We are all stressed, we are all anxious, nature soothes…until it doesn’t.
I am in great shape, I have been running and doing my yoga diligently. My husband is working from home. He could watch the kids, as I hit some hiking trails in New Mexico. I need the respite, it would be so good for my soul. Suppose we add another layer, suppose I pick up the virus at a gas station along my travels and become an asymptomatic carrier of COVID-19 (asymptomatic means shedding the virus in the absence of clinical signs or symptoms). I go, I have a fantastic time. I stop at my favorite restaurant in Santa Fe. They have curbside, I exchange my credit card. They swipe my card, but the waitress forgets and itches her nose before washing her hands. She could give it to the cook when they both touch the same surface. The cook’s mother might live in my rural hometown in Utah. The cook might be worried about his mom, he goes to visit on his weekend off. He carries the virus unwittingly with him. He’s been careful. He wears gloves at work and should be fine. Should be. He transfers the virus to his mom when he hugs her. He leaves in two days. A week later, his mother comes down with a fever. She goes to the local hospital where my sister works. She’s an asthmatic. The hospital is busy, she is trying to care for her patients because that is her life’s calling. The PPE is running short, they take measures to conserve, but people are beginning to flood the hospital weeks from now. She catches it…and like many rural communities that surround our wild places, there aren’t enough ventilators for her. What now? Is my sister going to lose her life because someone needed a break, needed to explore the great outdoors?

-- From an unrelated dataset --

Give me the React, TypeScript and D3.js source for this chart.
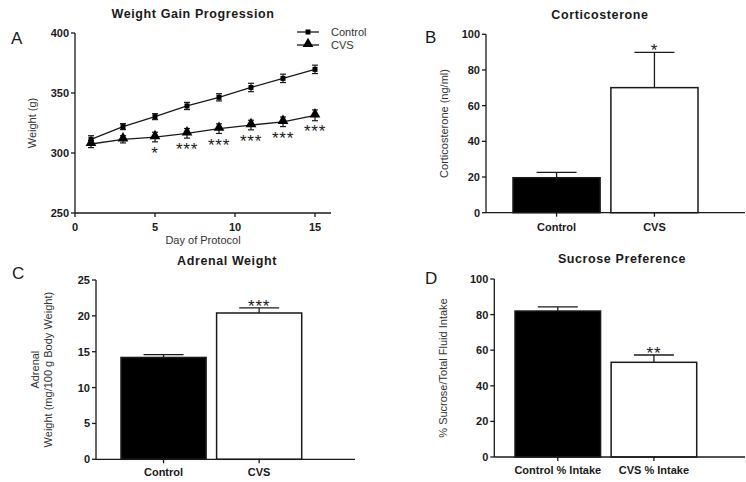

Stay home. Nature waits, it peacefully exists. MAYBE NATURE NEEDS A BREAK FROM US! Perhaps right now mother grizzly crosses the road in Yellowstone National Park with her two cubs. The tourist chooses to save human lives and is staying at home. The tourist isn’t there to swerve and accidentally hit one cub. Maybe both cubs survive now. My sister survives.

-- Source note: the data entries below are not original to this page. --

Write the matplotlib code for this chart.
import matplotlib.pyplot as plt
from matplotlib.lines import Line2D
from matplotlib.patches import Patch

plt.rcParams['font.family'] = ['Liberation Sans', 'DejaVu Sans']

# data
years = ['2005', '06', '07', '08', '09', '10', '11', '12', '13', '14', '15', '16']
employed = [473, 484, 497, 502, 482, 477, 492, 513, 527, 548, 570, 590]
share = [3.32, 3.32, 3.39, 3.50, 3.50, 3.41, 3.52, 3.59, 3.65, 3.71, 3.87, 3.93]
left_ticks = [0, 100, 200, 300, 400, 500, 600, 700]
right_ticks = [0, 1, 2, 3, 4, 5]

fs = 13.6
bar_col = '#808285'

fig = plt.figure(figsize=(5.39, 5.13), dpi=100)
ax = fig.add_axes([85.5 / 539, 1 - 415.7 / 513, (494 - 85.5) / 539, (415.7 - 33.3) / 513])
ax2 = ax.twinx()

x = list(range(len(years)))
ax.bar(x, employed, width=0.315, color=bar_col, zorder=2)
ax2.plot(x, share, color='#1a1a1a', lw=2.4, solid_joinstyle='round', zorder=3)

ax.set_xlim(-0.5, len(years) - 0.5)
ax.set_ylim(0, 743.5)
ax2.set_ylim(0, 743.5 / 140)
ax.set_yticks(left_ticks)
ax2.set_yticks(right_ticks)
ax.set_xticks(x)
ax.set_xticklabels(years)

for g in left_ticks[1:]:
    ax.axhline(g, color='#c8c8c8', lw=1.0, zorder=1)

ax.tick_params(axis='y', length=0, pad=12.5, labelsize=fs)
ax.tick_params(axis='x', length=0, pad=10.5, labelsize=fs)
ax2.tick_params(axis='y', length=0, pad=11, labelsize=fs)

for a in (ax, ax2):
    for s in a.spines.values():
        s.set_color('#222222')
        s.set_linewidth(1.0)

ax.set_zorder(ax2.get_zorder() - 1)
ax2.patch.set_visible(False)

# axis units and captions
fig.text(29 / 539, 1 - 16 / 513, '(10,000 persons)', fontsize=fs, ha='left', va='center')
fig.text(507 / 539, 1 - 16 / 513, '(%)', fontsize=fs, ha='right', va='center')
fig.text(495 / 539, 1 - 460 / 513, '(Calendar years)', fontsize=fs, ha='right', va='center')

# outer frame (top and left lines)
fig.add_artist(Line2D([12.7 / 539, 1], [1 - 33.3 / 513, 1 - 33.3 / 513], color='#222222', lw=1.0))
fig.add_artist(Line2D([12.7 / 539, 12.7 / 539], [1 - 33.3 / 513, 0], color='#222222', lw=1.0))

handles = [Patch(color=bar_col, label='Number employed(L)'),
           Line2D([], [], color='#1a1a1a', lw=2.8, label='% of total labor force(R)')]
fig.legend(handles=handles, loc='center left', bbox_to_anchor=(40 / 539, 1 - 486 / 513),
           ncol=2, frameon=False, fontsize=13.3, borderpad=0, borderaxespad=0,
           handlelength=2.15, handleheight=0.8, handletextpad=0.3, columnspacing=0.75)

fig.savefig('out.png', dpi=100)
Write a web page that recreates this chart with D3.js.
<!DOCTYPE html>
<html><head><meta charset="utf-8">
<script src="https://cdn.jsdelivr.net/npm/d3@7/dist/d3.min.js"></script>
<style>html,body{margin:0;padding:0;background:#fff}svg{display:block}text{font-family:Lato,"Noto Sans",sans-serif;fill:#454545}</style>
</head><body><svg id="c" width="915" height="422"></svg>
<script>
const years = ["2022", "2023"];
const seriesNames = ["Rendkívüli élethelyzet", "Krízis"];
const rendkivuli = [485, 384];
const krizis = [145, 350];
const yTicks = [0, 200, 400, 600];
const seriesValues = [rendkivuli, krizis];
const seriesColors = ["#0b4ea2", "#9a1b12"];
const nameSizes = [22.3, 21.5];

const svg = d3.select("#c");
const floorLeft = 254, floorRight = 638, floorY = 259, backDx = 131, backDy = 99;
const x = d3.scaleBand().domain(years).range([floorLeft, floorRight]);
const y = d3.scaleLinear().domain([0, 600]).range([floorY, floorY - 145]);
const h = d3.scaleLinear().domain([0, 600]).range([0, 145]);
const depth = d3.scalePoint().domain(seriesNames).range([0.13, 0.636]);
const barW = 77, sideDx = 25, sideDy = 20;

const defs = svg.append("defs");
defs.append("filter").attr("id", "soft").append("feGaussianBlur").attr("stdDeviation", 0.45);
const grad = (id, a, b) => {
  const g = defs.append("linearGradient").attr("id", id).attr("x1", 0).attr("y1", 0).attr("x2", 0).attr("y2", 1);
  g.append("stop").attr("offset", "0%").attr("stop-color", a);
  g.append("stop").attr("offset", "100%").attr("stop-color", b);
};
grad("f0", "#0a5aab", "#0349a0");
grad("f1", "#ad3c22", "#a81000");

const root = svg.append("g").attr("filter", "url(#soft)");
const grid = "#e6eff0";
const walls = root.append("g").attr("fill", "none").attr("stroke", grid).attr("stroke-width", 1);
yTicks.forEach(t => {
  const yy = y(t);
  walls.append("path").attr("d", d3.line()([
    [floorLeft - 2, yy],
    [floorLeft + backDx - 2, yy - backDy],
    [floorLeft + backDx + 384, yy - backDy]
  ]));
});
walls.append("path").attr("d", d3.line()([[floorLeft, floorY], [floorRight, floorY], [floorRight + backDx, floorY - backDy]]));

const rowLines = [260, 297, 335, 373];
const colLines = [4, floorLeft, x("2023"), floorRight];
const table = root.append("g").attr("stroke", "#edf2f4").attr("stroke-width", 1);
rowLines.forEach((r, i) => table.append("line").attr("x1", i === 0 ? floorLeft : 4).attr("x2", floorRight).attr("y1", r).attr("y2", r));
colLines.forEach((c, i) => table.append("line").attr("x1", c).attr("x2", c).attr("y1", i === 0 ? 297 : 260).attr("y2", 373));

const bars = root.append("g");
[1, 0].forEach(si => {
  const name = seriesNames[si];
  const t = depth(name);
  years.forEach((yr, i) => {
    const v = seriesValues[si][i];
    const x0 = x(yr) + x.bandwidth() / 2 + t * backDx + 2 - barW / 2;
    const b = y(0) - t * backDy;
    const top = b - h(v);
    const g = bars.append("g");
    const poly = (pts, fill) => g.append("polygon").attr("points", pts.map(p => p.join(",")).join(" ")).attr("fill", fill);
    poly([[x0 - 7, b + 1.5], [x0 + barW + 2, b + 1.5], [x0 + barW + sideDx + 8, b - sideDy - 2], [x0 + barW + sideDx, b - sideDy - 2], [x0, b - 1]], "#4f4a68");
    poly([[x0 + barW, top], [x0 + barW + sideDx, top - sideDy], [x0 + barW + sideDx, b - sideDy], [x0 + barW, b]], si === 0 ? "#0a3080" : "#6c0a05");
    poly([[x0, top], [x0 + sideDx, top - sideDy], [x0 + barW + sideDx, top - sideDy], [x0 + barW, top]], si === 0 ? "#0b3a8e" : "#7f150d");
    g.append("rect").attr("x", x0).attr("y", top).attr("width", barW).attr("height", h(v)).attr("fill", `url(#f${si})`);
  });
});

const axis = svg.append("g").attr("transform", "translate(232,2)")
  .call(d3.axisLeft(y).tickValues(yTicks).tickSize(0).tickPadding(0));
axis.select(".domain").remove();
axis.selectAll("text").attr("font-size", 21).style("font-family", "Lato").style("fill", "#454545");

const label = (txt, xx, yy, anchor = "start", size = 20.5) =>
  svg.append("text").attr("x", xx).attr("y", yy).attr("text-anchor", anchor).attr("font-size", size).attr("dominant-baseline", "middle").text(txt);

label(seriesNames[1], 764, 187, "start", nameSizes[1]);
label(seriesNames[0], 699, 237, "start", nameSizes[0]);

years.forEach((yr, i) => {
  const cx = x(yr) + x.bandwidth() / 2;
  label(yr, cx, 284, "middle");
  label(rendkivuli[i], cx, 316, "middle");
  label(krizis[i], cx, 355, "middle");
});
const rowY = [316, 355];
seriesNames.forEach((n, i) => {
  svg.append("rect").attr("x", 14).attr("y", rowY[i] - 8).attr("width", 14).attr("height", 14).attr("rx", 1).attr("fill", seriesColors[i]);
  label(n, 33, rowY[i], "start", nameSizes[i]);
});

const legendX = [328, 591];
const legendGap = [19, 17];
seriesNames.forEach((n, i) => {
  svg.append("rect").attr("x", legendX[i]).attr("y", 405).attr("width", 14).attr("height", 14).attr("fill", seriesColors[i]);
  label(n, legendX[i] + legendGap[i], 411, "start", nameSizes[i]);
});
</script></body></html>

Now is the time to plan, not go.
Here is a list of 15 things you can do instead of visiting our wild spaces during the COVID-19 Pandemic:
- Look at National Park pictures on Instagram.
- Read posts on your favorite tourist site.

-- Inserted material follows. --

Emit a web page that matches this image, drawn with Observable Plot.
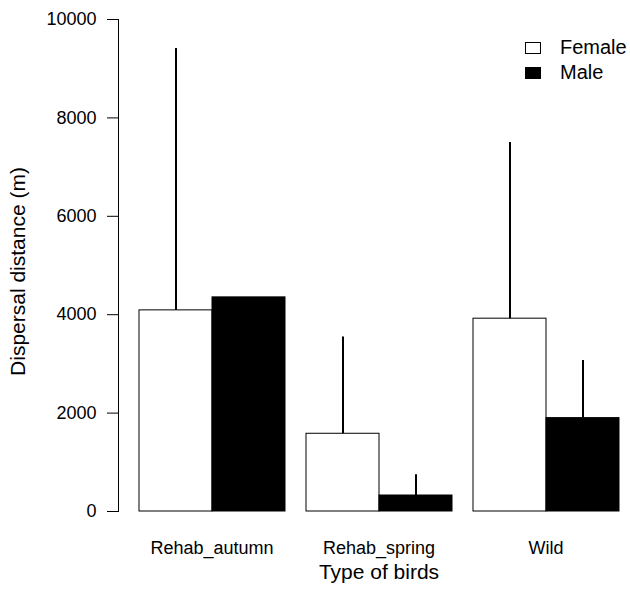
<!DOCTYPE html>
<html>
<head>
<meta charset="utf-8">
<script src="https://cdn.jsdelivr.net/npm/d3@7"></script>
<script src="https://cdn.jsdelivr.net/npm/@observablehq/plot@0.6"></script>
<style>
  html, body { margin: 0; padding: 0; background: #fff; }
  #wrap { position: relative; width: 630px; height: 595px; font-family: "Liberation Sans", Arial, sans-serif; }
  #legend { position: absolute; left: 525px; top: 35px; font-size: 20px; color: #000; }
  .item { display: flex; align-items: center; height: 25px; }
  .sw { width: 16px; height: 12px; box-sizing: border-box; border: 1px solid #000; margin-right: 19px; }
</style>
</head>
<body>
<div id="wrap"></div>
<script>
const groups = ["Rehab_autumn", "Rehab_spring", "Wild"];
const sexes = ["Female", "Male"];
const femaleMean = [4088, 1580, 3919];
const maleMean = [4352, 325, 1898];
const femaleUpper = [9410, 3545, 7499];
const maleUpper = [null, 746, 3071];
const yTicks = [0, 2000, 4000, 6000, 8000, 10000];
const fills = ["white", "black"];

const rows = [];
groups.forEach((g, i) => {
  rows.push({group: g, sex: "Female", value: femaleMean[i], upper: femaleUpper[i]});
  rows.push({group: g, sex: "Male", value: maleMean[i], upper: maleUpper[i]});
});
const errRows = rows.filter(d => d.upper != null);

const chart = Plot.plot({
  width: 630,
  height: 595,
  marginLeft: 118,
  marginRight: 11,
  marginTop: 19,
  marginBottom: 84,
  style: {fontFamily: "Liberation Sans, Arial, sans-serif", background: "white"},
  fx: {domain: groups, paddingInner: 0, paddingOuter: 0, label: null},
  x: {domain: sexes, paddingInner: 0, paddingOuter: 0.136, align: 1, axis: null},
  y: {domain: [0, 10000], label: null},
  color: {domain: sexes, range: fills},
  marks: [
    Plot.frame({anchor: "left", facet: "super", stroke: "black"}),
    Plot.axisY({ticks: yTicks, tickSize: 11, tickPadding: 11, fontSize: 18, label: null, tickFormat: d => String(d)}),
    Plot.axisFx({anchor: "bottom", tickSize: 0, tickPadding: 30, fontSize: 18, label: null, dx: 10}),
    Plot.barY(rows, {fx: "group", x: "sex", y: "value", fill: "sex", stroke: "black", strokeWidth: 1}),
    Plot.ruleX(errRows, {fx: "group", x: "sex", y1: "value", y2: "upper", stroke: "black", strokeWidth: 2}),
    Plot.text(["Type of birds"], {frameAnchor: "bottom", facet: "super", lineAnchor: "top", dy: 53, dx: 10, fontSize: 21, fill: "black"}),
    Plot.text(["Dispersal distance (m)"], {frameAnchor: "left", facet: "super", textAnchor: "middle", lineAnchor: "middle", rotate: -90, dx: -100, dy: 6, fontSize: 21, fill: "black"})
  ]
});
document.getElementById("wrap").appendChild(chart);

const legend = document.createElement("div");
legend.id = "legend";
sexes.forEach((s, i) => {
  const item = document.createElement("div");
  item.className = "item";
  const sw = document.createElement("div");
  sw.className = "sw";
  sw.style.background = fills[i];
  const label = document.createElement("span");
  label.textContent = s;
  item.appendChild(sw);
  item.appendChild(label);
  legend.appendChild(item);
});
document.getElementById("wrap").appendChild(legend);
</script>
</body>
</html>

- Explore campgrounds virtually through NPS.gov.
- Study the ecology and history of National Parks on NPS.gov.
- Watch videos on YouTube of your favorite places.
- Go through your old pictures and finish your photo albums.
- Make a slideshow/movie of your pictures and share with family/friends.
- Help your kids earn an online Junior Ranger Badge.
- Plan a detailed itinerary for your next visit.
- Explore trails on websites like AllTrails.
- Figure out how to use your GPS (finally) through online tutorials.
- Go through and organize your camping gear.
- Explore wilderness first aid education online.
- Take a walk around the neighborhood with your pack and imagine you are there.
- Write your representatives asking them to protect and fund our National Parks
We will get through this together, and then we will explore together. Our children will roast marshmallows and ride bikes through the campground making new camping friends. We will share our wine or a beer with a fellow explorer. We will laugh and smile. We will see the sunrise and set in beautiful places; and my sister, daughter, mom, and nephew (all asthmatics) will be there to see them too if we do the right thing and stay home.